● **PROMPT**
Repeat the material verbatim and drop the pictures.

● **DATA SHOWN**
⟨

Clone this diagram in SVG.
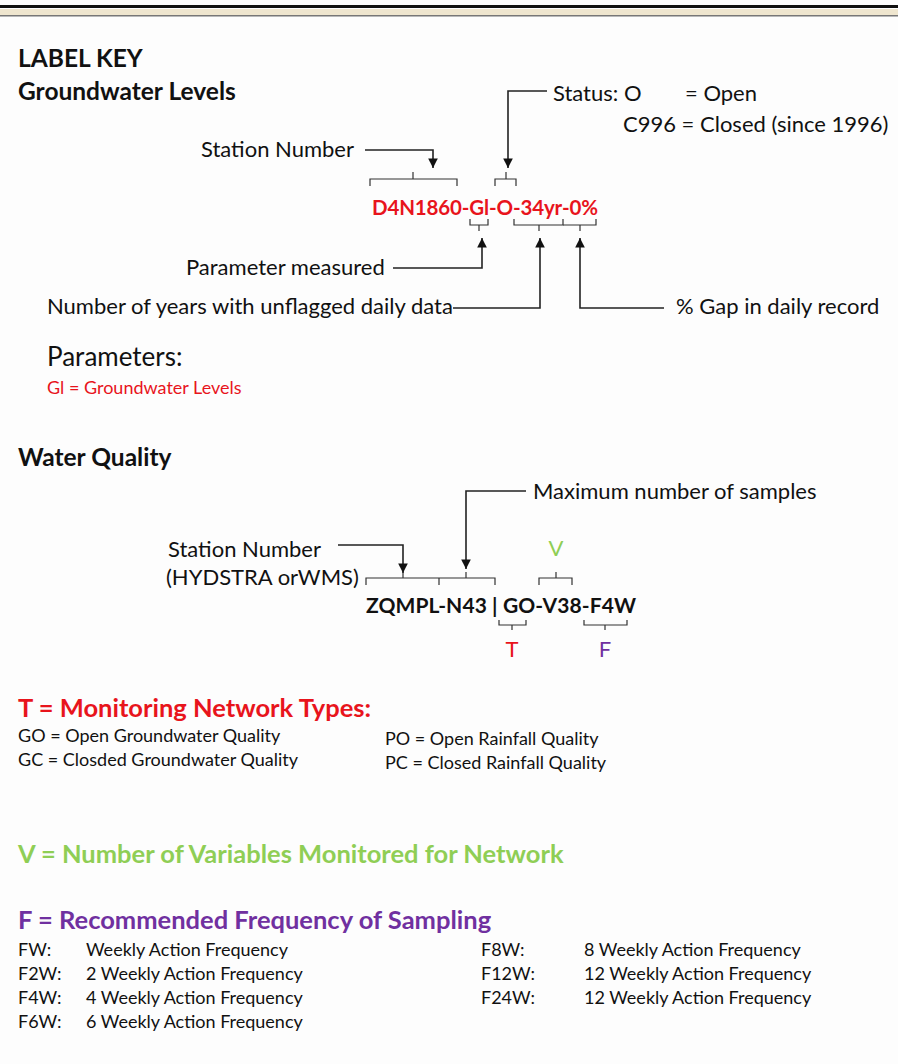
<svg xmlns="http://www.w3.org/2000/svg" width="898" height="1064" viewBox="0 0 898 1064">
<defs>
<style>
text{font-family:Lato,"Open Sans","Liberation Sans",sans-serif;fill:#111}
.b{font-weight:bold}
.h{font-size:24.5px;font-weight:bold}
.t{font-size:22px}
.s{font-size:18px}
.red{fill:#e8141c}
.grn{fill:#8fce55}
.pur{fill:#7030a0}
.big{font-size:25.5px;font-weight:bold}
.ln{fill:none;stroke:#222;stroke-width:1.6}
.br{fill:none;stroke:#333;stroke-width:1.2}
</style>
<marker id="ah" viewBox="0 0 10 10" refX="10" refY="5" markerWidth="6" markerHeight="6" orient="auto"><path d="M0,0 L10,5 L0,10 z" fill="#111"/></marker>
</defs>
<rect width="898" height="1064" fill="#fdfdfd"/>
<g id="topbar">
<rect x="0" y="5" width="898" height="3" fill="#111"/>
<rect x="0" y="9" width="898" height="6" fill="#efe6cf"/>
<rect x="0" y="15" width="898" height="1.5" fill="#777"/>
</g>
<g id="titles">
<text x="18" y="67" class="h">LABEL KEY</text>
<text x="18" y="100" class="h">Groundwater Levels</text>
<text x="18" y="466" class="h">Water Quality</text>
</g>
<g id="gw-code">
<text x="372" y="215" class="red b" font-size="20.5" textLength="226">D4N1860-Gl-O-34yr-0%</text>
</g>
<g id="gw-status">
<text x="553" y="101" class="t">Status: O</text>
<text x="685" y="101" class="t">= Open</text>
<text x="623" y="132" class="t">C996 = Closed (since 1996)</text>
</g>
<g id="gw-station"><text x="201" y="157" class="t">Station Number</text></g>
<g id="gw-param"><text x="186" y="275" class="t">Parameter measured</text></g>
<g id="gw-years"><text x="47" y="314" class="t">Number of years with unflagged daily data</text></g>
<g id="gw-gap"><text x="676" y="314" class="t">% Gap in daily record</text></g>
<g id="gw-params">
<text x="47" y="366" font-size="26">Parameters:</text>
<text x="47" y="394" class="red" font-size="18">Gl = Groundwater Levels</text>
</g>
<g id="wq-code">
<text x="366" y="613" class="b" font-size="21" textLength="270">ZQMPL-N43 | GO-V38-F4W</text>
</g>
<g id="wq-max"><text x="533" y="499" class="t">Maximum number of samples</text></g>
<g id="wq-station">
<text x="168" y="557" class="t">Station Number</text>
<text x="166" y="585" class="t">(HYDSTRA orWMS)</text>
</g>
<g id="wq-v"><text x="556" y="556" class="grn t" text-anchor="middle">V</text></g>
<g id="wq-t"><text x="512" y="657" class="red t" text-anchor="middle">T</text></g>
<g id="wq-f"><text x="605" y="657" class="pur t" text-anchor="middle">F</text></g>
<g id="connectors">
<path class="ln" d="M365,150 H433 V168" marker-end="url(#ah)"/>
<path class="ln" d="M547,91 H508 V168" marker-end="url(#ah)"/>
<path class="ln" d="M393,268 H482 V238" marker-end="url(#ah)"/>
<path class="ln" d="M453,308 H540 V238" marker-end="url(#ah)"/>
<path class="ln" d="M664,308 H580 V238" marker-end="url(#ah)"/>
<path class="ln" d="M526,491 H466 V569" marker-end="url(#ah)"/>
<path class="ln" d="M338,545 H403 V573" marker-end="url(#ah)"/>
</g>
<g id="brackets">
<path class="br" d="M370,186 V179 H457 V186 M413,179 V172"/>
<path class="br" d="M495,186 V179 H516 V186 M506,179 V172"/>
<path class="br" d="M470,219 V225 H488 V219 M479,225 V231"/>
<path class="br" d="M514,219 V225 H563 V219 M539,225 V231"/>
<path class="br" d="M563,225 H596 V219 M580,225 V231"/>
<path class="br" d="M366,585 V578 H495 V585 M439,578 V585 M403,578 V572 M466,578 V572"/>
<path class="br" d="M539,585 V578 H572 V585 M556,578 V572"/>
<path class="br" d="M499,620 V625 H526 V620 M512,625 V630"/>
<path class="br" d="M584,620 V625 H627 V620 M605,625 V630"/>
</g>
<g id="t-key">
<text x="18" y="717" class="red big">T = Monitoring Network Types:</text>
<text x="18" y="742" class="s">GO = Open Groundwater Quality</text>
<text x="18" y="766" class="s">GC = Closded Groundwater Quality</text>
<text x="385" y="745" class="s">PO = Open Rainfall Quality</text>
<text x="385" y="769" class="s">PC = Closed Rainfall Quality</text>
</g>
<g id="v-key">
<text x="18" y="863" class="grn big">V = Number of Variables Monitored for Network</text>
</g>
<g id="f-key">
<text x="18" y="929" class="pur big">F = Recommended Frequency of Sampling</text>
<text x="18" y="956" class="s">FW:</text><text x="86" y="956" class="s">Weekly Action Frequency</text>
<text x="18" y="980" class="s">F2W:</text><text x="86" y="980" class="s">2 Weekly Action Frequency</text>
<text x="18" y="1004" class="s">F4W:</text><text x="86" y="1004" class="s">4 Weekly Action Frequency</text>
<text x="18" y="1028" class="s">F6W:</text><text x="86" y="1028" class="s">6 Weekly Action Frequency</text>
<text x="481" y="956" class="s">F8W:</text><text x="584" y="956" class="s">8 Weekly Action Frequency</text>
<text x="481" y="980" class="s">F12W:</text><text x="584" y="980" class="s">12 Weekly Action Frequency</text>
<text x="481" y="1004" class="s">F24W:</text><text x="584" y="1004" class="s">12 Weekly Action Frequency</text>
</g>
</svg>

⟩

● **EXPECTED ANSWER**
Clone this diagram in SVG.
<svg xmlns="http://www.w3.org/2000/svg" width="898" height="1064" viewBox="0 0 898 1064">
<defs>
<style>
text{font-family:Lato,"Open Sans","Liberation Sans",sans-serif;fill:#111}
.b{font-weight:bold}
.h{font-size:24.5px;font-weight:bold}
.t{font-size:22px}
.s{font-size:18px}
.red{fill:#e8141c}
.grn{fill:#8fce55}
.pur{fill:#7030a0}
.big{font-size:25.5px;font-weight:bold}
.ln{fill:none;stroke:#222;stroke-width:1.6}
.br{fill:none;stroke:#333;stroke-width:1.2}
</style>
<marker id="ah" viewBox="0 0 10 10" refX="10" refY="5" markerWidth="6" markerHeight="6" orient="auto"><path d="M0,0 L10,5 L0,10 z" fill="#111"/></marker>
</defs>
<rect width="898" height="1064" fill="#fdfdfd"/>
<g id="topbar">
<rect x="0" y="5" width="898" height="3" fill="#111"/>
<rect x="0" y="9" width="898" height="6" fill="#efe6cf"/>
<rect x="0" y="15" width="898" height="1.5" fill="#777"/>
</g>
<g id="titles">
<text x="18" y="67" class="h">LABEL KEY</text>
<text x="18" y="100" class="h">Groundwater Levels</text>
<text x="18" y="466" class="h">Water Quality</text>
</g>
<g id="gw-code">
<text x="372" y="215" class="red b" font-size="20.5" textLength="226">D4N1860-Gl-O-34yr-0%</text>
</g>
<g id="gw-status">
<text x="553" y="101" class="t">Status: O</text>
<text x="685" y="101" class="t">= Open</text>
<text x="623" y="132" class="t">C996 = Closed (since 1996)</text>
</g>
<g id="gw-station"><text x="201" y="157" class="t">Station Number</text></g>
<g id="gw-param"><text x="186" y="275" class="t">Parameter measured</text></g>
<g id="gw-years"><text x="47" y="314" class="t">Number of years with unflagged daily data</text></g>
<g id="gw-gap"><text x="676" y="314" class="t">% Gap in daily record</text></g>
<g id="gw-params">
<text x="47" y="366" font-size="26">Parameters:</text>
<text x="47" y="394" class="red" font-size="18">Gl = Groundwater Levels</text>
</g>
<g id="wq-code">
<text x="366" y="613" class="b" font-size="21" textLength="270">ZQMPL-N43 | GO-V38-F4W</text>
</g>
<g id="wq-max"><text x="533" y="499" class="t">Maximum number of samples</text></g>
<g id="wq-station">
<text x="168" y="557" class="t">Station Number</text>
<text x="166" y="585" class="t">(HYDSTRA orWMS)</text>
</g>
<g id="wq-v"><text x="556" y="556" class="grn t" text-anchor="middle">V</text></g>
<g id="wq-t"><text x="512" y="657" class="red t" text-anchor="middle">T</text></g>
<g id="wq-f"><text x="605" y="657" class="pur t" text-anchor="middle">F</text></g>
<g id="connectors">
<path class="ln" d="M365,150 H433 V168" marker-end="url(#ah)"/>
<path class="ln" d="M547,91 H508 V168" marker-end="url(#ah)"/>
<path class="ln" d="M393,268 H482 V238" marker-end="url(#ah)"/>
<path class="ln" d="M453,308 H540 V238" marker-end="url(#ah)"/>
<path class="ln" d="M664,308 H580 V238" marker-end="url(#ah)"/>
<path class="ln" d="M526,491 H466 V569" marker-end="url(#ah)"/>
<path class="ln" d="M338,545 H403 V573" marker-end="url(#ah)"/>
</g>
<g id="brackets">
<path class="br" d="M370,186 V179 H457 V186 M413,179 V172"/>
<path class="br" d="M495,186 V179 H516 V186 M506,179 V172"/>
<path class="br" d="M470,219 V225 H488 V219 M479,225 V231"/>
<path class="br" d="M514,219 V225 H563 V219 M539,225 V231"/>
<path class="br" d="M563,225 H596 V219 M580,225 V231"/>
<path class="br" d="M366,585 V578 H495 V585 M439,578 V585 M403,578 V572 M466,578 V572"/>
<path class="br" d="M539,585 V578 H572 V585 M556,578 V572"/>
<path class="br" d="M499,620 V625 H526 V620 M512,625 V630"/>
<path class="br" d="M584,620 V625 H627 V620 M605,625 V630"/>
</g>
<g id="t-key">
<text x="18" y="717" class="red big">T = Monitoring Network Types:</text>
<text x="18" y="742" class="s">GO = Open Groundwater Quality</text>
<text x="18" y="766" class="s">GC = Closded Groundwater Quality</text>
<text x="385" y="745" class="s">PO = Open Rainfall Quality</text>
<text x="385" y="769" class="s">PC = Closed Rainfall Quality</text>
</g>
<g id="v-key">
<text x="18" y="863" class="grn big">V = Number of Variables Monitored for Network</text>
</g>
<g id="f-key">
<text x="18" y="929" class="pur big">F = Recommended Frequency of Sampling</text>
<text x="18" y="956" class="s">FW:</text><text x="86" y="956" class="s">Weekly Action Frequency</text>
<text x="18" y="980" class="s">F2W:</text><text x="86" y="980" class="s">2 Weekly Action Frequency</text>
<text x="18" y="1004" class="s">F4W:</text><text x="86" y="1004" class="s">4 Weekly Action Frequency</text>
<text x="18" y="1028" class="s">F6W:</text><text x="86" y="1028" class="s">6 Weekly Action Frequency</text>
<text x="481" y="956" class="s">F8W:</text><text x="584" y="956" class="s">8 Weekly Action Frequency</text>
<text x="481" y="980" class="s">F12W:</text><text x="584" y="980" class="s">12 Weekly Action Frequency</text>
<text x="481" y="1004" class="s">F24W:</text><text x="584" y="1004" class="s">12 Weekly Action Frequency</text>
</g>
</svg>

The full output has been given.